> _REQUEST_
Skip every image and restate the data word for word.
>> start
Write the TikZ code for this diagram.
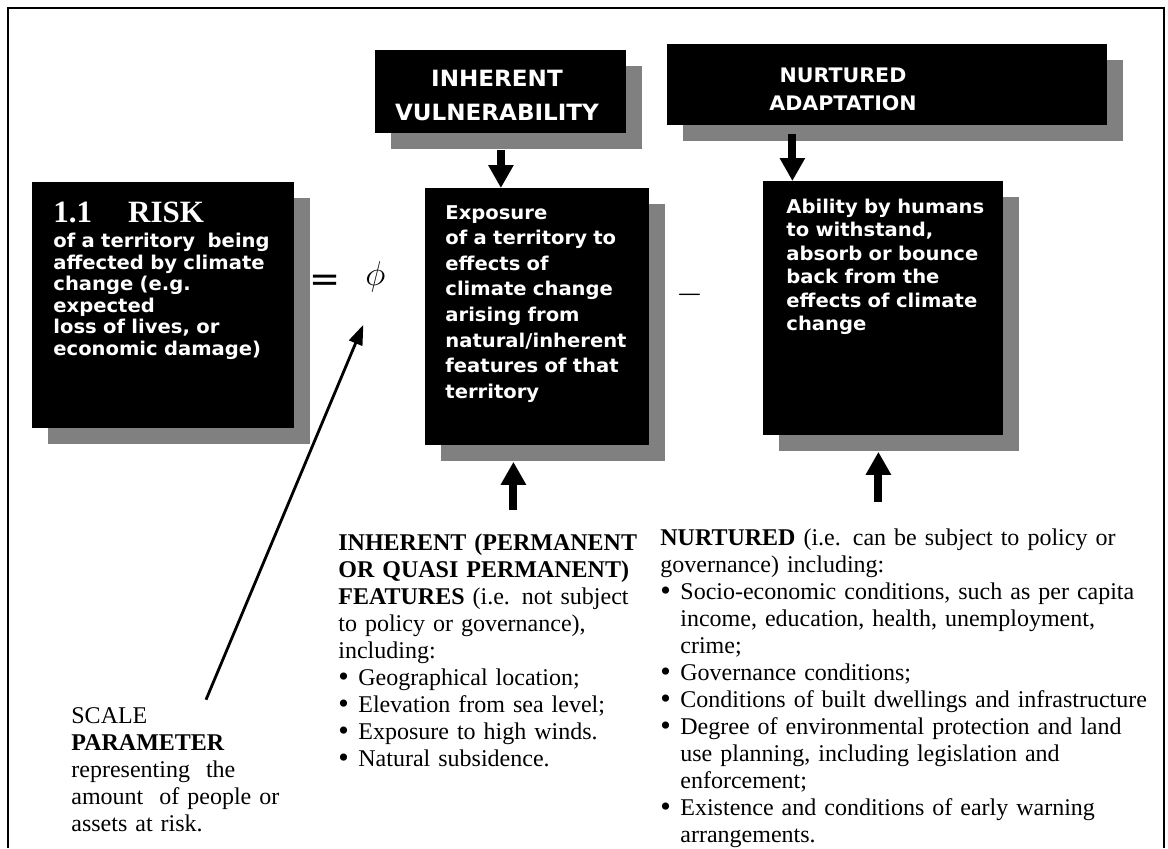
\documentclass[tikz,border=0pt]{standalone}
\usepackage{fontspec}
\setmainfont{Liberation Serif}
\newfontfamily\boxfont[FakeStretch=1.03]{DejaVu Sans}
\usepackage{tikz}
\usetikzlibrary{arrows.meta,positioning,calc,shadows}

\newcommand{\bul}{\makebox[10pt][l]{\raisebox{-0.6pt}{\fontsize{15}{15}\selectfont\textbullet}}}
\newcommand{\bulpad}{\hspace*{10pt}}

\begin{document}
\begin{tikzpicture}[
    x=0.5pt, y=-0.5pt,
    box/.style={fill=black, rectangle, anchor=north west, inner sep=0pt,
        drop shadow={shadow xshift=8pt, shadow yshift=-8pt, fill=black!50, opacity=1}},
    boxtext/.style={text=white, anchor=base west, inner sep=0pt, align=left, text width=130pt,
        font=\boxfont\bfseries\fontsize{9.5}{10.75}\selectfont},
    headtext/.style={text=white, inner sep=0pt, align=center, font=\boxfont\bfseries\fontsize{11.2}{17}\selectfont},
    bodytext/.style={anchor=base west, inner sep=0pt, align=left, font=\fontsize{12}{13.5}\selectfont},
    sign/.style={inner sep=0pt, font=\fontsize{18}{20}\selectfont},
    arrow/.style={line width=4pt, -{Triangle[width=12pt, length=11.5pt]}},
    thinarrow/.style={line width=1.4pt, -{Triangle[width=7pt, length=10pt]}},
]
    \useasboundingbox (0,0) rectangle (1168,848);
    \draw[line width=1pt] (8,848) -- (8,8) -- (1164,8) -- (1164,848);

    % Risk box on the left
    \node[box, minimum width=131pt, minimum height=123pt] (risk) at (32,182) {};
    \node[boxtext] (risk-t) at (53,222) {{\rmfamily\fontsize{15.5}{17}\selectfont 1.1\hspace{18pt}RISK}\\[2pt]of a territory~ being\\affected by climate\\change (e.g.\\expected\\loss of lives, or\\economic damage)};

    % Top headers
    \node[box, minimum width=125.5pt, minimum height=41.5pt] (ivuln) at (375,50) {};
    \node[headtext] (ivuln-t) at (497,95) {INHERENT\\VULNERABILITY};
    \node[box, minimum width=220pt, minimum height=40.5pt] (nadapt) at (667,44) {};
    \node[headtext, font=\boxfont\bfseries\fontsize{10}{14}\selectfont] (nadapt-t) at (843,89) {NURTURED\\ADAPTATION};

    % Exposure and ability
    \node[box, minimum width=112pt, minimum height=128.5pt] (expo) at (425,188) {};
    \node[boxtext, font=\boxfont\bfseries\fontsize{9.5}{12.8}\selectfont] (expo-t) at (445,219) {Exposure\\of a territory to\\effects of\\climate change\\arising from\\natural/inherent\\features of that\\territory};
    \node[box, minimum width=120pt, minimum height=127pt] (ability) at (763,181) {};
    \node[boxtext, font=\boxfont\bfseries\fontsize{9.5}{11.75}\selectfont] (ability-t) at (786,213) {Ability by humans\\to withstand,\\absorb or bounce\\back from the\\effects of climate\\change};

    % Equation signs
    \node[sign, font=\boxfont\fontsize{18}{20}\selectfont] (eq) at (325,283) {=};
    \node[sign, right=12pt of eq, yshift=3pt] (phi) {$\phi$};
    \node[sign] (minus) at (690,295) {$-$};

    % Lists below
    \node[bodytext, text width=160pt] (feat) at (338,550) {\textbf{INHERENT (PERMANENT}\\\textbf{OR QUASI PERMANENT)}\\\textbf{FEATURES} (i.e. not subject\\to policy or governance),\\including:\\\bul Geographical location;\\\bul Elevation from sea level;\\\bul Exposure to high winds.\\\bul Natural subsidence.};
    \node[bodytext, text width=260pt] (nurt) at (660,545) {\textbf{NURTURED} (i.e. can be subject to policy or\\governance) including:\\\bul Socio-economic conditions, such as per capita\\\bulpad income, education, health, unemployment,\\\bulpad crime;\\\bul Governance conditions;\\\bul Conditions of built dwellings and infrastructure\\\bul Degree of environmental protection and land\\\bulpad use planning, including legislation and\\\bulpad enforcement;\\\bul Existence and conditions of early warning\\\bulpad arrangements.};
    \node[bodytext, text width=110pt, font=\fontsize{12}{13.6}\selectfont] (scale) at (71,723) {SCALE\\\textbf{PARAMETER}\\representing~ the\\amount~ of people or\\assets at risk.};

    % Arrows
    \draw[arrow] ([yshift=-8pt]ivuln.south) -- (ivuln.south |- expo.north);
    \coordinate (ab-in) at ([xshift=-45.5pt]ability.north);
    \coordinate (na-out) at ([yshift=-4pt]nadapt.south);
    \draw[arrow] (na-out -| ab-in) -- (ab-in);
    \coordinate (ex-in) at ([xshift=-12pt,yshift=-8pt]expo.south);
    \coordinate (ft-out) at ([yshift=11.5pt]feat.north);
    \draw[arrow] (ft-out -| ex-in) -- (ex-in);
    \coordinate (ab-out) at ([xshift=-2.5pt,yshift=-8pt]ability.south);
    \coordinate (nt-out) at ([yshift=13pt]nurt.north);
    \draw[arrow] (nt-out -| ab-out) -- (ab-out);
    \draw[thinarrow] ([xshift=67.5pt,yshift=3.5pt]scale.north west) -- ([xshift=-6pt,yshift=-16pt]phi.south);

\end{tikzpicture}
\end{document}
>> end
> _TASK RESPONSE_
Write the TikZ code for this diagram.
\documentclass[tikz,border=0pt]{standalone}
\usepackage{fontspec}
\setmainfont{Liberation Serif}
\newfontfamily\boxfont[FakeStretch=1.03]{DejaVu Sans}
\usepackage{tikz}
\usetikzlibrary{arrows.meta,positioning,calc,shadows}

\newcommand{\bul}{\makebox[10pt][l]{\raisebox{-0.6pt}{\fontsize{15}{15}\selectfont\textbullet}}}
\newcommand{\bulpad}{\hspace*{10pt}}

\begin{document}
\begin{tikzpicture}[
    x=0.5pt, y=-0.5pt,
    box/.style={fill=black, rectangle, anchor=north west, inner sep=0pt,
        drop shadow={shadow xshift=8pt, shadow yshift=-8pt, fill=black!50, opacity=1}},
    boxtext/.style={text=white, anchor=base west, inner sep=0pt, align=left, text width=130pt,
        font=\boxfont\bfseries\fontsize{9.5}{10.75}\selectfont},
    headtext/.style={text=white, inner sep=0pt, align=center, font=\boxfont\bfseries\fontsize{11.2}{17}\selectfont},
    bodytext/.style={anchor=base west, inner sep=0pt, align=left, font=\fontsize{12}{13.5}\selectfont},
    sign/.style={inner sep=0pt, font=\fontsize{18}{20}\selectfont},
    arrow/.style={line width=4pt, -{Triangle[width=12pt, length=11.5pt]}},
    thinarrow/.style={line width=1.4pt, -{Triangle[width=7pt, length=10pt]}},
]
    \useasboundingbox (0,0) rectangle (1168,848);
    \draw[line width=1pt] (8,848) -- (8,8) -- (1164,8) -- (1164,848);

    % Risk box on the left
    \node[box, minimum width=131pt, minimum height=123pt] (risk) at (32,182) {};
    \node[boxtext] (risk-t) at (53,222) {{\rmfamily\fontsize{15.5}{17}\selectfont 1.1\hspace{18pt}RISK}\\[2pt]of a territory~ being\\affected by climate\\change (e.g.\\expected\\loss of lives, or\\economic damage)};

    % Top headers
    \node[box, minimum width=125.5pt, minimum height=41.5pt] (ivuln) at (375,50) {};
    \node[headtext] (ivuln-t) at (497,95) {INHERENT\\VULNERABILITY};
    \node[box, minimum width=220pt, minimum height=40.5pt] (nadapt) at (667,44) {};
    \node[headtext, font=\boxfont\bfseries\fontsize{10}{14}\selectfont] (nadapt-t) at (843,89) {NURTURED\\ADAPTATION};

    % Exposure and ability
    \node[box, minimum width=112pt, minimum height=128.5pt] (expo) at (425,188) {};
    \node[boxtext, font=\boxfont\bfseries\fontsize{9.5}{12.8}\selectfont] (expo-t) at (445,219) {Exposure\\of a territory to\\effects of\\climate change\\arising from\\natural/inherent\\features of that\\territory};
    \node[box, minimum width=120pt, minimum height=127pt] (ability) at (763,181) {};
    \node[boxtext, font=\boxfont\bfseries\fontsize{9.5}{11.75}\selectfont] (ability-t) at (786,213) {Ability by humans\\to withstand,\\absorb or bounce\\back from the\\effects of climate\\change};

    % Equation signs
    \node[sign, font=\boxfont\fontsize{18}{20}\selectfont] (eq) at (325,283) {=};
    \node[sign, right=12pt of eq, yshift=3pt] (phi) {$\phi$};
    \node[sign] (minus) at (690,295) {$-$};

    % Lists below
    \node[bodytext, text width=160pt] (feat) at (338,550) {\textbf{INHERENT (PERMANENT}\\\textbf{OR QUASI PERMANENT)}\\\textbf{FEATURES} (i.e. not subject\\to policy or governance),\\including:\\\bul Geographical location;\\\bul Elevation from sea level;\\\bul Exposure to high winds.\\\bul Natural subsidence.};
    \node[bodytext, text width=260pt] (nurt) at (660,545) {\textbf{NURTURED} (i.e. can be subject to policy or\\governance) including:\\\bul Socio-economic conditions, such as per capita\\\bulpad income, education, health, unemployment,\\\bulpad crime;\\\bul Governance conditions;\\\bul Conditions of built dwellings and infrastructure\\\bul Degree of environmental protection and land\\\bulpad use planning, including legislation and\\\bulpad enforcement;\\\bul Existence and conditions of early warning\\\bulpad arrangements.};
    \node[bodytext, text width=110pt, font=\fontsize{12}{13.6}\selectfont] (scale) at (71,723) {SCALE\\\textbf{PARAMETER}\\representing~ the\\amount~ of people or\\assets at risk.};

    % Arrows
    \draw[arrow] ([yshift=-8pt]ivuln.south) -- (ivuln.south |- expo.north);
    \coordinate (ab-in) at ([xshift=-45.5pt]ability.north);
    \coordinate (na-out) at ([yshift=-4pt]nadapt.south);
    \draw[arrow] (na-out -| ab-in) -- (ab-in);
    \coordinate (ex-in) at ([xshift=-12pt,yshift=-8pt]expo.south);
    \coordinate (ft-out) at ([yshift=11.5pt]feat.north);
    \draw[arrow] (ft-out -| ex-in) -- (ex-in);
    \coordinate (ab-out) at ([xshift=-2.5pt,yshift=-8pt]ability.south);
    \coordinate (nt-out) at ([yshift=13pt]nurt.north);
    \draw[arrow] (nt-out -| ab-out) -- (ab-out);
    \draw[thinarrow] ([xshift=67.5pt,yshift=3.5pt]scale.north west) -- ([xshift=-6pt,yshift=-16pt]phi.south);

\end{tikzpicture}
\end{document}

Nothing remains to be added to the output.